Byrne constrói gradualmente a transformação da Mulher Invisível numa figura forte, emocionalmente madura e poderosa. Torturada e levada a confrontar seus maiores temores por conta de maquinações do Homem Psíquico, Susan se vê enredada num confronto com Malícia, demonstrando habilidades que a colocam como a integrante mais poderosa e temida da equipe. Como artista, Byrne segue a tradição dos traços dinâmicos e elegantes de Jack Kirby, mas com uma linha mais aprimorada, limpa e moderna, típica dos anos 1980. Seus layouts são claros, com forte senso de ritmo narrativo, e demonstram maestria em conduzir cenas de ação, drama e exposição científica. A arte reforça a ambição “científica” da série, com maquinários, portais e ambientes interdimensionais muito bem detalhados de forma impressionante; o leitor não apenas se depara com roteiros bem escritos e estruturados, mas, também, com uma arte esplendorosa, rica em qualidade e detalhes que são um inegável convite à contemplação e admiração. A fase de John Byrne é vista por muitos, não sem razão, como uma segunda Era de Ouro do Quarteto Fantástico, sintetizando passado e inovação, respeitando o cânone sem ser refém dele, e transformando a série em algo sofisticado, acessível e relevante.

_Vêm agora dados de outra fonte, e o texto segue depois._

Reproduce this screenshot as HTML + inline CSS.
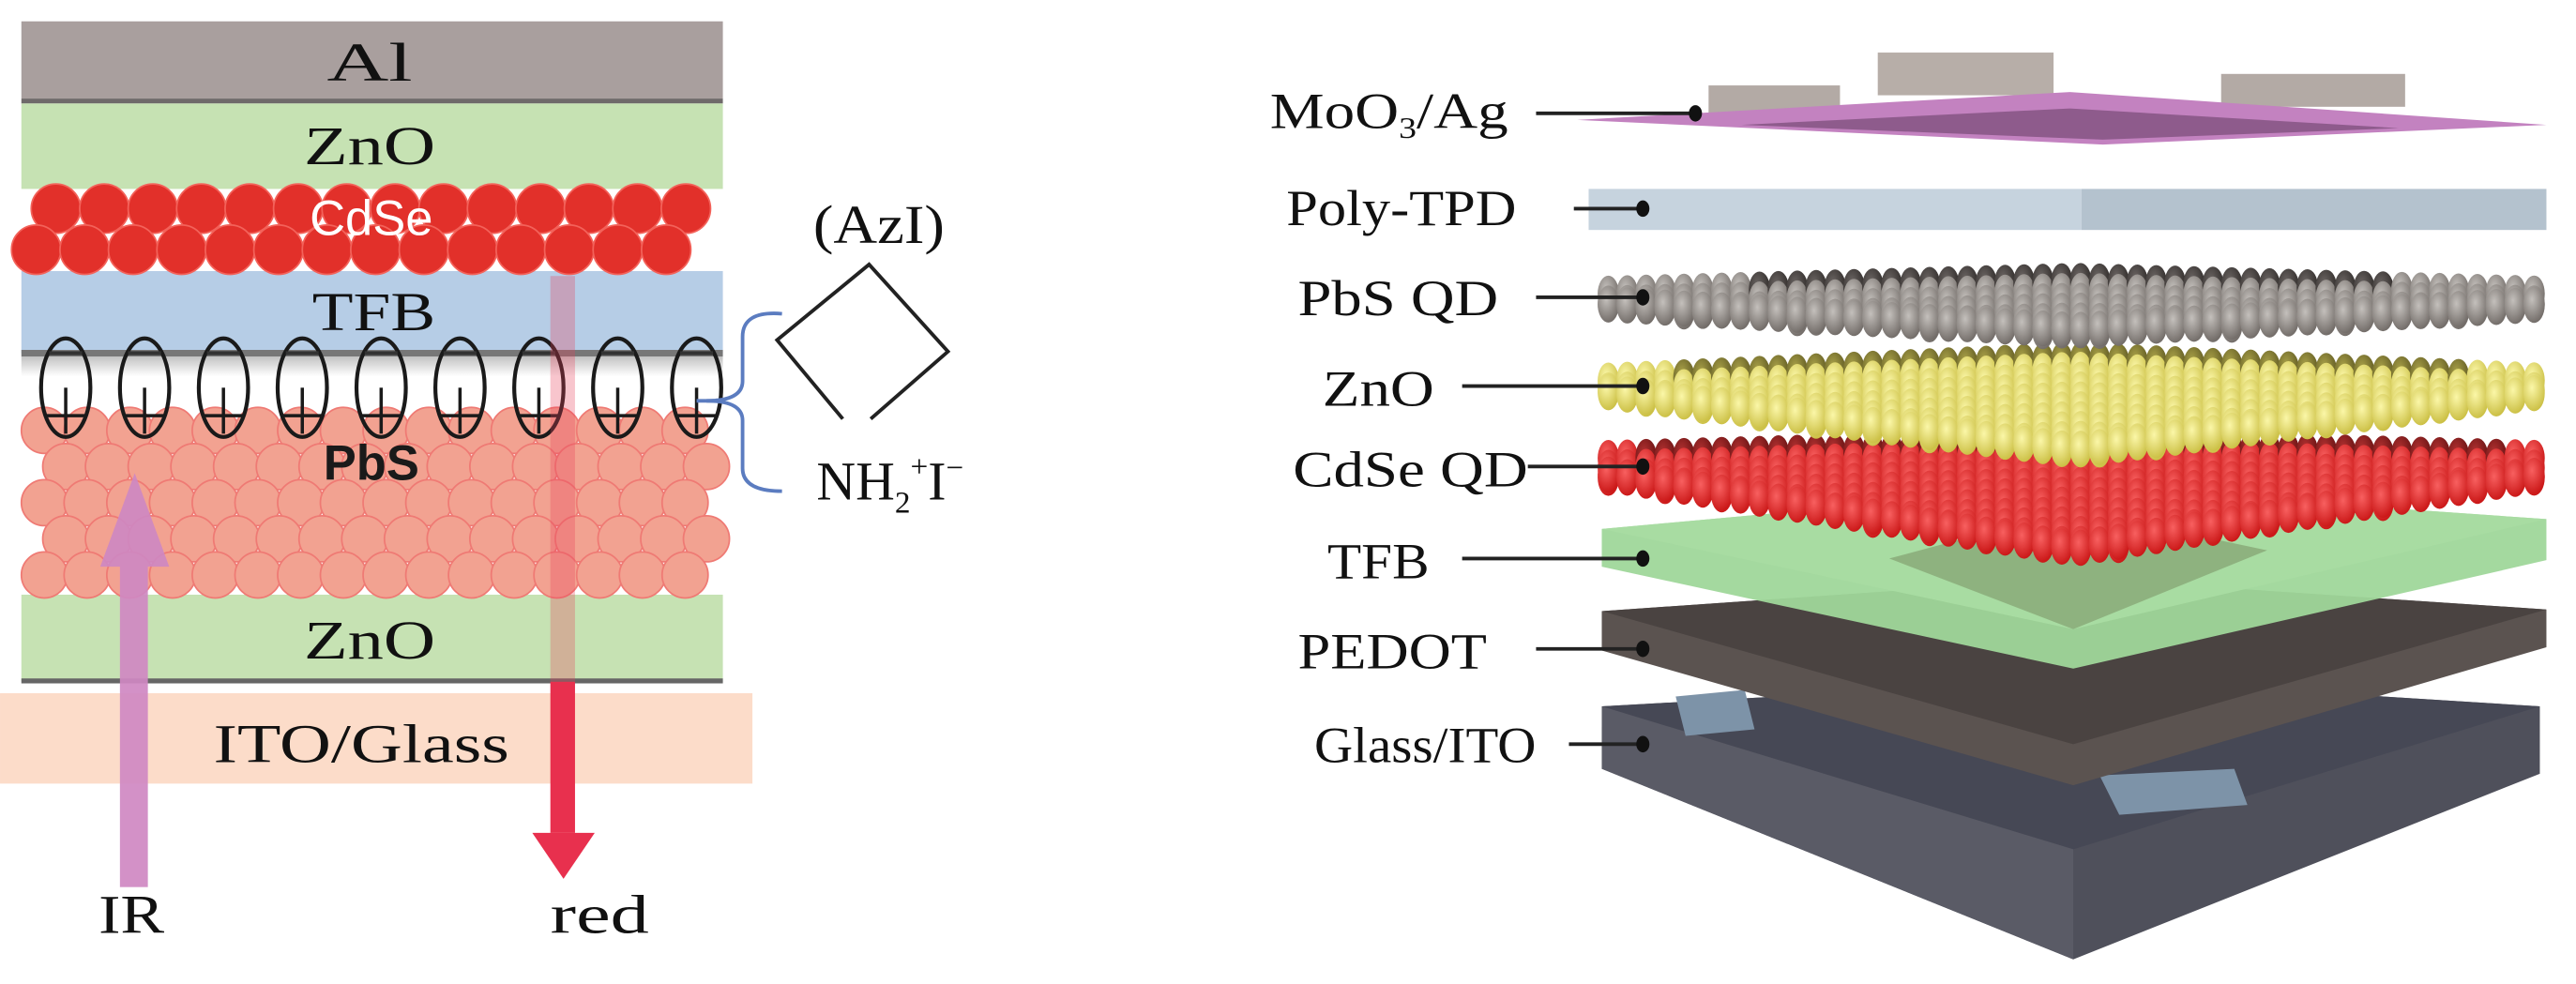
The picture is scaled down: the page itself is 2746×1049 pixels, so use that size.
<!DOCTYPE html>
<html><head><meta charset="utf-8"><style>
html,body{margin:0;padding:0;background:#fff;width:2746px;height:1049px;overflow:hidden}
svg{display:block}
.s{font-family:"Liberation Serif",serif;fill:#111}
.a{font-family:"Liberation Sans",sans-serif}
</style></head><body>
<svg id="g" width="2746" height="1049" viewBox="0 0 1568 599" xmlns="http://www.w3.org/2000/svg">
<defs>
<radialGradient id="gr" cx="0.4" cy="0.35" r="0.7"><stop offset="0" stop-color="#c4c0bc"/><stop offset="1" stop-color="#6e6864"/></radialGradient>
<radialGradient id="ye" cx="0.4" cy="0.35" r="0.7"><stop offset="0" stop-color="#fbf7a8"/><stop offset="1" stop-color="#c9bd40"/></radialGradient>
<radialGradient id="re" cx="0.4" cy="0.35" r="0.7"><stop offset="0" stop-color="#f86060"/><stop offset="1" stop-color="#c81414"/></radialGradient>
<radialGradient id="grd" cx="0.4" cy="0.35" r="0.7"><stop offset="0" stop-color="#6a6462"/><stop offset="1" stop-color="#2a2624"/></radialGradient>
<radialGradient id="yed" cx="0.4" cy="0.35" r="0.7"><stop offset="0" stop-color="#a8a048"/><stop offset="1" stop-color="#5a5420"/></radialGradient>
<radialGradient id="red" cx="0.4" cy="0.35" r="0.7"><stop offset="0" stop-color="#b03030"/><stop offset="1" stop-color="#601010"/></radialGradient>
<linearGradient id="wb" x1="0" y1="0" x2="0" y2="1"><stop offset="0" stop-color="#999"/><stop offset="0.3" stop-color="#fff"/><stop offset="1" stop-color="#fff"/></linearGradient>
</defs>
<!-- LEFT DIAGRAM -->
<rect x="13" y="13" width="427" height="47" fill="#a99f9e"/>
<rect x="13" y="60" width="427" height="3" fill="#6f6a6a"/>
<rect x="13" y="63" width="427" height="52" fill="#c6e2b3"/>
<rect x="13" y="165" width="427" height="50" fill="#b6cde6"/>
<rect x="13" y="213" width="427" height="4" fill="#777"/>
<rect x="13" y="217" width="427" height="40" fill="url(#wb)" opacity="0.6"/>
<rect x="13" y="362" width="427" height="53" fill="#c6e2b3"/>
<rect x="13" y="413" width="427" height="3" fill="#666"/>
<rect x="0" y="422" width="458" height="55" fill="#fcdcc9"/>
<g id="cdse"></g>
<g id="pbs"></g>
<g id="ell"></g>
<text x="199" y="49" class="s" font-size="33" textLength="52" lengthAdjust="spacingAndGlyphs">Al</text>
<text x="185" y="100" class="s" font-size="33" textLength="80" lengthAdjust="spacingAndGlyphs">ZnO</text>
<text x="226" y="143" text-anchor="middle" class="a" font-size="30" fill="#fff">CdSe</text>
<text x="190" y="201" class="s" font-size="33" textLength="75" lengthAdjust="spacingAndGlyphs">TFB</text>
<text x="226" y="292" text-anchor="middle" class="a" font-size="30" font-weight="bold" fill="#1a1a1a">PbS</text>
<text x="185" y="401" class="s" font-size="33" textLength="80" lengthAdjust="spacingAndGlyphs">ZnO</text>
<text x="130" y="464" class="s" font-size="33" textLength="180" lengthAdjust="spacingAndGlyphs">ITO/Glass</text>
<!-- IR arrow -->
<g fill="#cf88c2" opacity="0.92">
<rect x="73" y="340" width="17" height="200"/>
<polygon points="82,288 103,345 61,345"/>
</g>
<!-- red arrow -->
<rect x="335" y="168" width="15" height="247" fill="#e8405a" opacity="0.3"/>
<rect x="335" y="415" width="15" height="92" fill="#e8304e"/>
<polygon points="324,507 362,507 343,535" fill="#e8304e"/>
<text x="60" y="568" class="s" font-size="33" textLength="40" lengthAdjust="spacingAndGlyphs">IR</text>
<text x="335" y="568" class="s" font-size="33" textLength="60" lengthAdjust="spacingAndGlyphs">red</text>
<!-- brace -->
<path d="M476,191 Q452,189 452,205 L452,232 Q452,244 430,244 M430,244 Q452,244 452,256 L452,285 Q452,299 476,299" fill="none" stroke="#5b7cc0" stroke-width="2.2"/>
<line x1="424" y1="244" x2="440" y2="244" stroke="#5b7cc0" stroke-width="2.2"/>
<text x="495" y="148" class="s" font-size="33" textLength="80" lengthAdjust="spacingAndGlyphs">(AzI)</text>
<polyline points="513,255 473,207 529,161 577,214 530,255" fill="none" stroke="#222" stroke-width="2.2"/>
<text x="497" y="304" class="s" font-size="33">NH<tspan font-size="19" dy="8">2</tspan><tspan font-size="19" dy="-22">+</tspan><tspan dy="14">I</tspan><tspan font-size="19" dy="-13">−</tspan></text>
<!-- RIGHT DIAGRAM -->
<polygon points="975,430 1277,413 1546,430 1546,471 1262,584 975,468" fill="#4f505b"/>
<polygon points="975,430 1277,413 1546,430 1262,517" fill="#464855"/>
<polygon points="975,468 1262,584 1262,517 975,430" fill="#5a5b66"/>
<polygon points="1020,424 1062,420 1068,444 1026,448" fill="#7d93a8"/>
<polygon points="1278,472 1360,468 1368,490 1290,496" fill="#7d93a8"/>
<polygon points="975,372 1265,352 1550,371 1550,394 1262,478 975,396" fill="#5b5350"/>
<polygon points="975,372 1265,352 1550,371 1262,453" fill="#4a4341"/>
<polygon points="975,322 1262,296 1550,316 1550,341 1262,407 975,345" fill="#9fd79a" opacity="0.95"/>
<polygon points="975,322 1262,296 1550,316 1262,383" fill="#a9dca2" opacity="0.95"/>
<polygon points="1150,340 1262,310 1380,335 1262,383" fill="#6f7e55" opacity="0.45"/>
<g id="qd"></g>
<rect x="967" y="115" width="300" height="25" fill="#c6d3de"/>
<rect x="1267" y="115" width="283" height="25" fill="#b4c2ce"/>
<rect x="1040" y="52" width="80" height="18" fill="#b3aaa5"/>
<rect x="1143" y="32" width="107" height="26" fill="#b7aea8"/>
<rect x="1352" y="45" width="112" height="20" fill="#b3aaa5"/>
<polygon points="960,73 1260,56 1550,76 1280,88" fill="#c382c0"/>
<polygon points="1060,76 1260,66 1460,78 1280,85" fill="#5a3358" opacity="0.5"/>
<g class="s" font-size="31">
<text x="773" y="78" textLength="145" lengthAdjust="spacingAndGlyphs">MoO<tspan font-size="18" dy="6">3</tspan><tspan dy="-6">/Ag</tspan></text>
<text x="783" y="137" textLength="140" lengthAdjust="spacingAndGlyphs">Poly-TPD</text>
<text x="790" y="192" textLength="122" lengthAdjust="spacingAndGlyphs">PbS QD</text>
<text x="805" y="247" textLength="68" lengthAdjust="spacingAndGlyphs">ZnO</text>
<text x="787" y="296" textLength="143" lengthAdjust="spacingAndGlyphs">CdSe QD</text>
<text x="808" y="352" textLength="62" lengthAdjust="spacingAndGlyphs">TFB</text>
<text x="790" y="407" textLength="115" lengthAdjust="spacingAndGlyphs">PEDOT</text>
<text x="800" y="464" textLength="135" lengthAdjust="spacingAndGlyphs">Glass/ITO</text>
</g>
<g stroke="#222" stroke-width="2.2">
<line x1="935" y1="69" x2="1032" y2="69"/>
<line x1="958" y1="127" x2="1000" y2="127"/>
<line x1="935" y1="181" x2="1000" y2="181"/>
<line x1="890" y1="235" x2="1000" y2="235"/>
<line x1="930" y1="284" x2="1000" y2="284"/>
<line x1="890" y1="340" x2="1000" y2="340"/>
<line x1="935" y1="395" x2="1000" y2="395"/>
<line x1="955" y1="453" x2="1000" y2="453"/>
</g>
<g fill="#111">
<ellipse cx="1032" cy="69" rx="4" ry="5"/>
<ellipse cx="1000" cy="127" rx="4" ry="5"/>
<ellipse cx="1000" cy="181" rx="4" ry="5"/>
<ellipse cx="1000" cy="235" rx="4" ry="5"/>
<ellipse cx="1000" cy="284" rx="4" ry="5"/>
<ellipse cx="1000" cy="340" rx="4" ry="5"/>
<ellipse cx="1000" cy="395" rx="4" ry="5"/>
<ellipse cx="1000" cy="453" rx="4" ry="5"/>
</g>
</svg>
<script>
var NS="http://www.w3.org/2000/svg";
function el(p,t,a){var e=document.createElementNS(NS,t);for(var k in a)e.setAttribute(k,a[k]);p.appendChild(e);return e;}
var c=document.getElementById("cdse");
for(var r=0;r<2;r++){for(var i=0;i<15;i++){var x=28+i*29.5+(r?-6:6);if(x>428)continue;
el(c,"ellipse",{cx:x,cy:r?152:127,rx:15,ry:15,fill:"#e2302a",stroke:"#f3625a","stroke-width":"1"});}}
var p=document.getElementById("pbs");
var ys=[262,284,306,328,350];
for(var r=0;r<5;r++){for(var i=0;i<17;i++){var x=27+i*26+(r%2?13:0);if(x>430)continue;
el(p,"circle",{cx:x,cy:ys[r],r:14,fill:"#f2a291",stroke:"#ef7a74","stroke-width":"1"});}}
var e=document.getElementById("ell");
for(var i=0;i<9;i++){var x=40+i*48;
el(e,"ellipse",{cx:x,cy:236,rx:15,ry:30,fill:"none",stroke:"#1a1a1a","stroke-width":"2.4"});
el(e,"line",{x1:x-10,y1:215,x2:x+10,y2:215,stroke:"#333","stroke-width":"2.4"});
el(e,"line",{x1:x,y1:236,x2:x,y2:264,stroke:"#1a1a1a","stroke-width":"2"});
el(e,"line",{x1:x-12,y1:253,x2:x+12,y2:253,stroke:"#1a1a1a","stroke-width":"2"});}
var q=document.getElementById("qd");
var cx=1263,hw=290;
var L=[["re",262,345,270,299],["ye",210,285,223,249],["gr",162,212,170,196]];
L.forEach(function(l){
 for(var x=cx-hw+6;x<=cx+hw-6;x+=11.5){var u=Math.abs(x-cx)/hw;
  var t=l[1]+(l[3]-l[1])*u, b=l[2]+(l[4]-l[2])*u;
  var n=0;
  for(var y=t+9;y<=b-9+0.1;y+=6){
   var g=(y<t+15&&b-t>34)?l[0]+"d":l[0];
   el(q,"ellipse",{cx:x,cy:y,rx:6.5,ry:11,fill:"url(#"+g+")"});
  }
  var yy=b-11; if(yy<t+9) yy=t+9;
  el(q,"ellipse",{cx:x,cy:yy,rx:6.5,ry:11,fill:"url(#"+l[0]+")"});
 }
});
</script>
</body></html>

John Byrne pegou todos os conceitos estabelecidos por Stan Lee e Jack Kirby e os lapidou magnificamente, como poucas vezes visto nas HQs mainstream. Seu trabalho serviu de referência criativa e até mesmo inspiração para autores posteriores como Jonathan Hickman, Dan Slott e até mesmo Mark Waid, tanto nos quadrinhos quanto em adaptações para outras mídias.

Muitos leitores e críticos consideram essa fase a melhor depois da de Lee e Kirby — e, para alguns (e aqui se inclui este que vos fala), até SUPERIOR em termos de construção narrativa. Tal se justifica pois, em que pese a qualidade criativa e originalidade nos textos de Stan Lee, não é difícil perceber que, em mais de uma situação, determinadas soluções eram apresentadas de forma bastante simplória, um detalhe inerente à inata fanfarronice de Lee – e também , forçoso reconhecer, até mesmo por conta de sua colossal carga de trabalho à frente de um grande número de títulos atuando como roteirista e editor, ao passo que Byrne, a seu turno, realmente um roteirista de qualidade ímpar, em seu auge artístico e criativo, brindava os leitores da série do Quarteto com tramas e soluções verdadeiramente inteligentes, instigantes e elaboradas, num patamar muito mais elevado que o da maioria dos demais quadrinhos da época (não cabendo aqui nenhum desmerecimento com essa afirmação). Infelizmente, a saída de John Byrne do título do Quarteto não se deu nos melhores termos em função de desentendimentos com Jim Shooter, o então editor-chefe da Marvel. Com isso, seu último arco foi encerrado por Roger Stern, que assumiria o posto de roteirista do título por um breve período, acompanhado de Jerry Ordway nos desenhos e Al Gordon na arte-final.
A fase de John Byrne no Quarteto Fantástico é um marco de maturidade criativa nos quadrinhos mainstream. Se Lee e Kirby criaram o mito, Byrne humanizou, sofisticou a lenda, refinou os personagens, trouxe de volta a grandiosidade cósmica e promoveu uma abordagem autoral digna de nota, conferindo um ponto de equilíbrio entre a inventividade dos anos 1960 e a complexidade emocional que seria exigida dos quadrinhos a partir dos anos 1980. E ainda hoje, sua influência reverbera em roteiristas e leitores que veem no Quarteto não apenas super-heróis, mas exploradores da imaginação, da ciência e da alma humana. Diante disso tudo, é imprescindível mencionar que a fase de JOHN BYRNE à frente do Quarteto é essencial não só para fãs da equipe, mas para quem deseja compreender como os quadrinhos de super-heróis podem combinar aventura, emoção e inteligência com equilíbrio raro, em histórias verdadeiramente diferenciadas tanto em tramas inteligentes, roteiros bem estruturados e arte soberba. Essa magnífica fase foi integralmente republicada no Brasil pela Panini Comics em dois grandiosos volumes no formato OMNIBUS, em 2020 e 2021 que, infelizmente, no momento encontram-se esgotados. Resta torcer para que essas histórias ressurjam num futuro próximo e formato acessível para que as novas gerações de leitores venham a conhecê-las.